The sale of Northstar-at-Tahoe from Booth Creek to Vail Resorts earlier this week startled many skiers and snowboarders. But some passholders found pleasant surprises in the deal, as the dust settled.

The Northstar sale was kept under wraps until it hit the press Monday. "Within the leadership of the ski clubs, it was a surprise. It was quite a shock," Jo Simpson, president of the Sierra Ski Council, told OnTheSnow.

She and her husband, both Northstar passholders, train for masters racing at the resort, and her concerns addressed the future of ski racing. "Northstar runs an excellent youth race program," she said. "I hope that the program isn't impacted. We'll have to go through a season and see how things change. We've enjoyed Vail Resorts at Heavenly and in Colorado, and they've also been a great partner and supporter of Far West Ski Association. But personally, I'm in a wait-and-see mode."

The announcement of the sale sparked no reaction in the way of comments or letters to the editor in the local newspaper, the Sierra Sun in Truckee. But the Reno Gazette-Journal picked up a few responses that expressed fear of ticket price increases.

Northstar Facebook fans went into a tizzy, but only a few comments supported or opposed the acquisition. One anti-Vail Resorts writer ranted about corporate greed, while the bulk of fans voiced concerns wondering how the sale affected their season passes.

The sale created a complex situation for season passholders since Northstar's Double Whammy passes were valid at Sierra-at-Tahoe, a sister Booth Creek resort. Sierra skiers with the two-resort passes wondered if they would be left out in the cold as Sierra was not part of the sale to Vail.

"We were getting ready for the season and all of a sudden Northstar was sold," Matt Lishman, who primarily skis Sierra, said. He was prepared to ski three resorts this winter, having purchased a Double Whammy pass and a Squaw Valley pass. "The big question was, what did the sale mean for the passes?"

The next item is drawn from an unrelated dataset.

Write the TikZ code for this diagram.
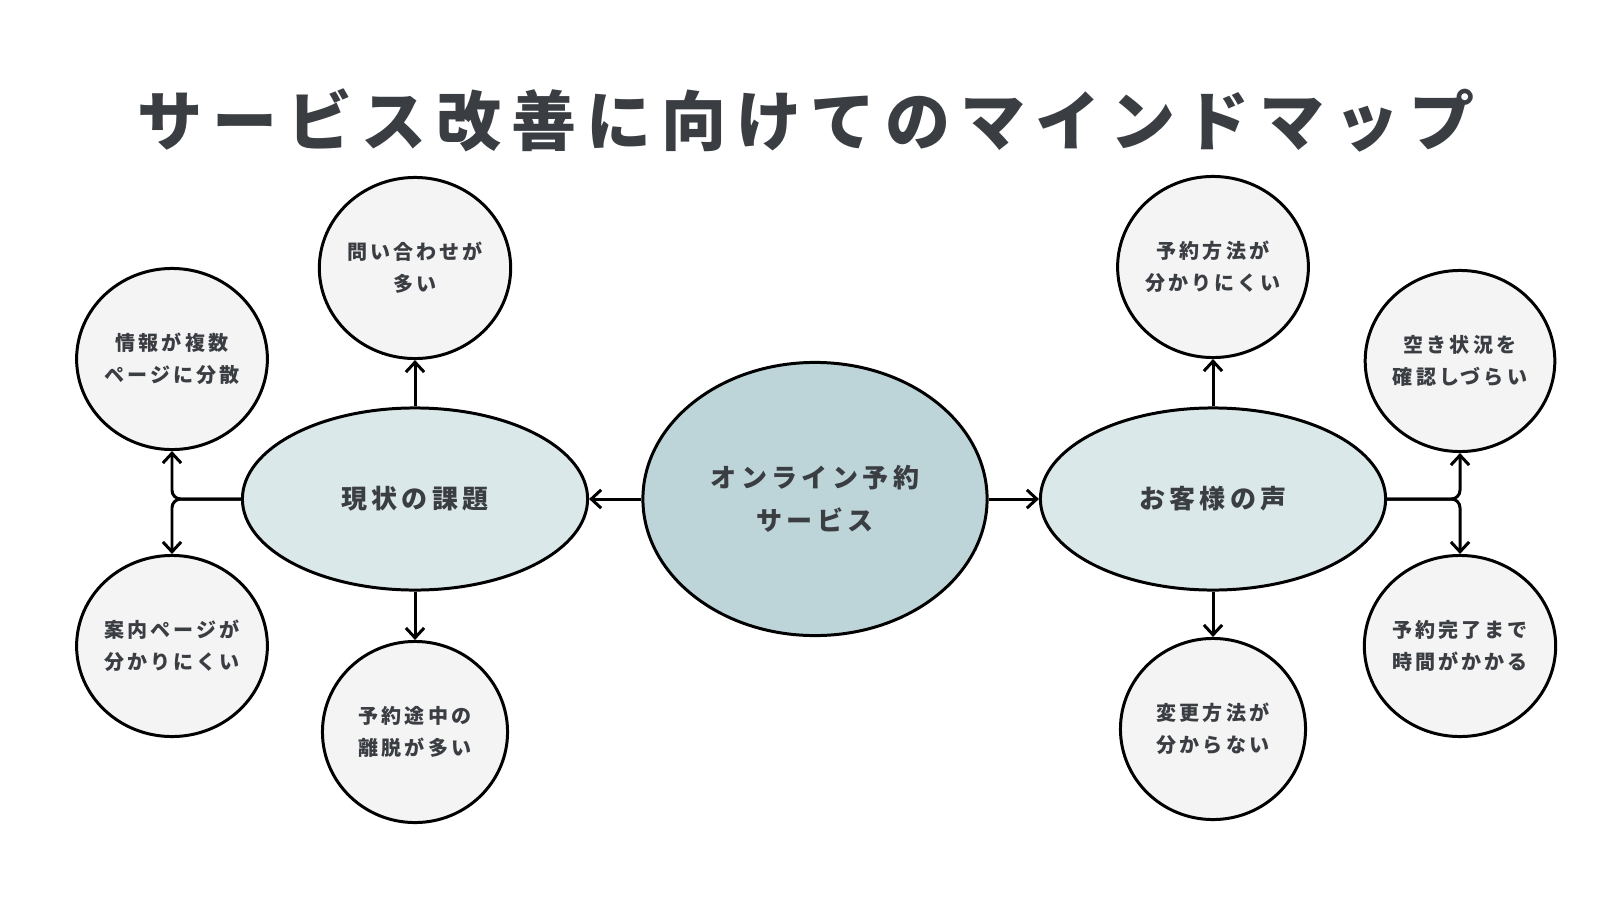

Northstar-at-Tahoe and Vail Resorts issued a statement in response to the season pass question. Vail Resort's Epic Pass bumped from being valid at six resorts to eight, to include Northstar-at-Tahoe and Sierra-at-Tahoe this year. Unlimited Double Whammy passholders can trade their passes in for an Epic Pass and a partial refund. Some of the other Double Whammy season pass products added on skiing at Heavenly, a Vail Resort on the opposite end of the lake. Heavenly passholders will also have access to Northstar and Sierra with some restricted dates.

Skiers like Lishman found a boon for this winter in the sale. His Double Whammy pass now added access to Heavenly. "I was totally excited to hear we got another ski area this year. It makes people rethink to get the pass to ski three areas," he said. "As far as next year, who knows? But for this year it's awesome."

Passholders were not the only ones looking toward this winter with grins. Marketing and real estate groups pronounced the sale as a good step for Northstar and for the Tahoe region. "Vail's investment of $63 million in Tahoe is significant, and so is the fact that it's their second investment in the area. It shows there's confidence in the destination," Carl Ribaudo, president of Strategic Marketing Group in South Lake Tahoe, told OnTheSnow.

Ribaudo sees Vail's investment as more than a boost to Tahoe, but also as a signal to other investors. "Whenever you see an outside company like that invest, it says something positive to other investors," he said. "Investments like that have a ripple effect throughout the industry and with partners."

Real estate may also feel a boost. The market at Northstar, with some properties listed for up to $5 million, has stagnated in the sluggish economy. That's true with real estate elsewhere as well.

We asked Kevin Sheridan, owner and broker for Northstar Real Estate, what he thought the impact of the Vail ownership might be on the slow real estate market. "I haven't heard one negative comment," he said. "Vail has a huge reputation in the ski industry. They run a good operation generally considered to be high end with a real high customer satisfaction level. If Vail bought Northstar and analyzed it, then maybe other people will follow their lead."

"This creates a buzz," he added. "Just like when East West got their approval here (to develop the Ritz Carlton), property values went up. This may be one more positive reason to buy at Northstar."

For many skiers and snowboarders, what Vail intends to do with its Northstar investment remains to be seen. Jon Canton, who has skied the Tahoe resorts for 20 years, added his hopes to the mix. "I know Vail has been in the industry for a very long time and is very familiar with the luxury resort business," he said. "For that reason, I think Northstar can benefit from their experience and hopefully continue to upgrade the mountain with new technology, equipment, and service."

Vail Resorts also owns Mountain News Corp., publishers of this Web site. OnTheSnow.com and this newsroom operate independently of that ownership. Vail Resorts is a publicly held company traded on the New York Stock.